Dalam hati saya mengamini jawabannya. Alangkah indah menyambut Idul Fitri dengan hati yang bersih. Saya tahu teman ini meminta maaf dengan tulus. Walau gayanya dan tampangnya kayak preman. Kalau nyetatus bikin sebal orang tapi sesungguhnya hatinya baik. Sama dengan tone suaranya di telpon itu yang penuh kehangatan.
Sebuah permintaan maaf dari Riyadh yang bikin hati saya terharu. Betul, hati saya berdebar mendengar permintaan maaf itu. Bagaimana bisa teman ini bisa tiba-tiba ingat saya. Saya percaya dia telpon bukan karena kesepian berada di negeri orang. Itu semua karena dia ingin menyambut Idul Fitri dengan hati yang bersih.
Setelah 1 bulan menjalani kewajiban agamanya untuk berpuasa Ia ingin melengkapinya dengan pembersihan hati. Manusia yang kembali pada fitrahnya. Buat saya ini 'sesuatu' sekali.
Terima kasih teman atas telponnya. That’s a big surprise. I really appreciate it. Berharap dirimu bisa menemukan kembali mood untuk menulis di Kompasiana. Saya tahu dirimu salah satu penulis jenius yang pernah ada di rumah sehat kita ini.
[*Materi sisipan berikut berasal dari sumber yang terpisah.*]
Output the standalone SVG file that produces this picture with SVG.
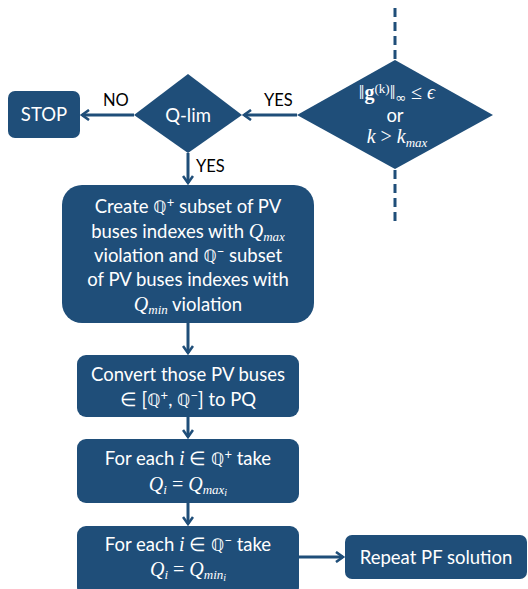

Selamat Idul Fitri teman yang jauh di perantauan. Ijinkan saya mohon maaf juga, lahir dan bathin. Eh sekalian ucapan yang sama untuk segenap admin Kompasiana Kang Pepih, Bang Isjet, Mas Nurul, Mbak Ella...dll. Dan tidak ketinggalan pada para sahabat penulis Kompasiana yang merayakan.